While promising an extensive exploration of Dilip Kumar’s life, the biography falls short of insights, analysis, and revelation
Ashok Chopra’s The Man Who Became Dilip Kumar presents itself as a deep, definitive portrait of one of Indian cinema’s most enduring legends. But what it delivers is something far more underwhelming: a sprawling, repetitive compilation of magazine-style entries, loosely strung together into a 500-page volume that feels like a bound anthology of Sunday features rather than a cohesive work of biographical insight.

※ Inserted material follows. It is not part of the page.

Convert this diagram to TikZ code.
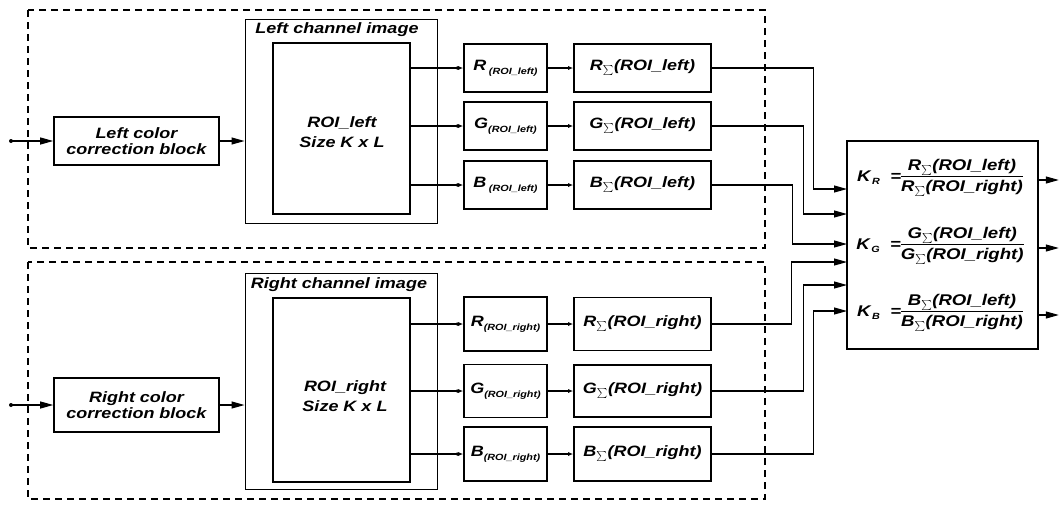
\documentclass[tikz,border=0pt]{standalone}
\usepackage{fontspec}
\setmainfont[FakeStretch=1.2]{Liberation Sans}
\usetikzlibrary{arrows.meta}

\newcommand{\sig}{$_{\sum}$}
\newcommand{\chan}[2]{#1\raisebox{-0.5ex}{\fontsize{9}{9}\selectfont(ROI\_#2)}}
\newcommand{\ratio}[2]{\begin{tabular}[c]{@{}c@{}}#1\\[1pt]\hline\rule{0pt}{15pt}#2\end{tabular}}

\begin{document}
\begin{tikzpicture}[
  x=1pt, y=-1pt,
  every node/.style={font=\fontsize{15}{15.5}\selectfont\bfseries\itshape},
  blk/.style={draw, line width=1.6pt, inner sep=0pt, align=center},
  frame/.style={draw, line width=1pt},
  group/.style={draw, line width=1.2pt, dash pattern=on 7pt off 5pt},
  wire/.style={line width=1.1pt},
  bigarrow/.style={wire, -{Triangle[length=13pt,width=7pt]}},
  smallarrow/.style={wire, -{Latex[length=5pt,width=4pt]}}]
\useasboundingbox (0,0) rectangle (1062,504);

% dashed groups
\draw[group] (28,10) rectangle (765,248);
\draw[group] (28,262) rectangle (765,499);

% left channel
\node[blk, minimum width=165pt, minimum height=48pt] (lcc) at (136.5,141) {Left color\\correction block};
\node[frame, minimum width=192pt, minimum height=204pt] (limg) at (341,121) {};
\node (ltitle) at (337,30) {Left channel image};
\node[blk, minimum width=137pt, minimum height=171pt] (lroi) at (341.5,128.5) {};
\node[align=center] (ltxt) at (342,132) {ROI\_left\\[5pt]Size K x L};
\node[blk, minimum width=83pt, minimum height=48pt] (lR) at (505.5,68) {\chan{R\,}{left}};
\node[blk, minimum width=83pt, minimum height=48pt] (lG) at (505.5,126) {\chan{G}{left}};
\node[blk, minimum width=83pt, minimum height=48pt] (lB) at (505.5,185) {\chan{B\,}{left}};
\node[blk, minimum width=137pt, minimum height=48pt] (lsR) at (642.5,68) {R\sig(ROI\_left)};
\node[blk, minimum width=137pt, minimum height=48pt] (lsG) at (642.5,126) {G\sig(ROI\_left)};
\node[blk, minimum width=137pt, minimum height=48pt] (lsB) at (642.5,185) {B\sig(ROI\_left)};

% right channel
\node[blk, minimum width=165pt, minimum height=54pt] (rcc) at (136.5,405) {Right color\\correction block};
\node[frame, minimum width=192pt, minimum height=216pt] (rimg) at (341,381) {};
\node (rtitle) at (339,285) {Right channel image};
\node[blk, minimum width=137pt, minimum height=184pt] (rroi) at (341.5,390) {};
\node[align=center] (rtxt) at (345,396) {ROI\_right\\[5pt]Size K x L};
\node[blk, minimum width=83pt, minimum height=54pt] (rR) at (505.5,324) {\chan{R}{right}};
\node[blk, minimum width=83pt, minimum height=53pt] (rG) at (505.5,391) {\chan{G}{right}};
\node[blk, minimum width=83pt, minimum height=54pt] (rB) at (505.5,454) {\chan{B}{right}};
\node[blk, minimum width=137pt, minimum height=53pt] (rsR) at (642.5,324) {R\sig(ROI\_right)};
\node[blk, minimum width=137pt, minimum height=52pt] (rsG) at (642.5,391) {G\sig(ROI\_right)};
\node[blk, minimum width=137pt, minimum height=54pt] (rsB) at (642.5,454) {B\sig(ROI\_right)};

% ratio block
\node[blk, minimum width=191pt, minimum height=208pt] (kbox) at (942.5,245) {};
\node[inner sep=0pt, font=\fontsize{15.5}{16}\selectfont\bfseries\itshape] (kR) at (940,178)
  {K\raisebox{-0.3ex}{\fontsize{9}{9}\selectfont\,R}\ \ =\ratio{R\sig(ROI\_left)}{R\sig(ROI\_right)}};
\node[inner sep=0pt, font=\fontsize{15.5}{16}\selectfont\bfseries\itshape] (kG) at (940,246)
  {K\raisebox{-0.3ex}{\fontsize{9}{9}\selectfont\,G}\ \ =\ratio{G\sig(ROI\_left)}{G\sig(ROI\_right)}};
\node[inner sep=0pt, font=\fontsize{15.5}{16}\selectfont\bfseries\itshape] (kB) at (940,313)
  {K\raisebox{-0.3ex}{\fontsize{9}{9}\selectfont\,B}\ \ =\ratio{B\sig(ROI\_left)}{B\sig(ROI\_right)}};
\foreach \n/\y in {1/189,2/214,3/244,4/262,5/285,6/311}
  \coordinate (k\n) at (847,\y);

% inputs
\coordinate (lin) at (11,141);
\coordinate (rin) at (11,405);
\fill (lin) circle (2pt);
\fill (rin) circle (2pt);
\draw[bigarrow] (lin) -- (lcc.west);
\draw[bigarrow] (rin) -- (rcc.west);
\draw[bigarrow] (lcc.east) -- (lcc.east -| limg.west);
\draw[bigarrow] (rcc.east) -- (rcc.east -| rimg.west);

% roi to channels to sums
\foreach \s in {l,r}
  \foreach \c in {R,G,B} {
    \draw[wire] (\s roi.east |- \s\c) -- ([xshift=-6pt]\s\c.west);
    \fill ([xshift=-6pt]\s\c.west) circle (1.8pt);
    \draw[smallarrow] ([xshift=-6pt]\s\c.west) -- (\s\c.west);
    \draw[smallarrow] (\s\c) -- (\s s\c);
  }

% sums to ratio block
\draw[bigarrow] (lsR.east) -- ++(102,0) |- (k1);
\draw[bigarrow] (lsG.east) -- ++(92,0) |- (k2);
\draw[bigarrow] (lsB.east) -- ++(81,0) |- (k3);
\draw[bigarrow] (rsR.east) -- ++(80,0) |- (k4);
\draw[bigarrow] (rsG.east) -- ++(92,0) |- (k5);
\draw[bigarrow] (rsB.east) -- ++(102,0) |- (k6);

% outputs
\draw[bigarrow] (kbox.east |- 0,180) -- ++(20,0);
\draw[bigarrow] (kbox.east |- 0,248) -- ++(20,0);
\draw[bigarrow] (kbox.east |- 0,315) -- ++(20,0);
\end{tikzpicture}
\end{document}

Chopra’s premise is not without potential. The idea of tracing how a shy, young Yusuf Khan morphed into the emblematic Dilip Kumar is a fascinating one. The persona of Kumar wasn’t just an acting choice; it was a cultural invention. To dissect how that evolution occurred, and what forces shaped it, would be a valuable endeavour. But instead of offering fresh archival material, Chopra chooses the path of easy collation. The book reads like a patchwork of 800-word nostalgia columns in a newspaper: a film-by-film walk-through quoting old magazine reviews, contemporary critiques, and a smattering of personal opinion, none of which significantly elevates what is already widely known.
There’s an over-reliance on how critics reacted to Kumar’s performances at the time, but little or no effort is made to contextualise those responses, no new interviews, no access to private archives, no fresh anecdotes. Even the few that appear seem familiar.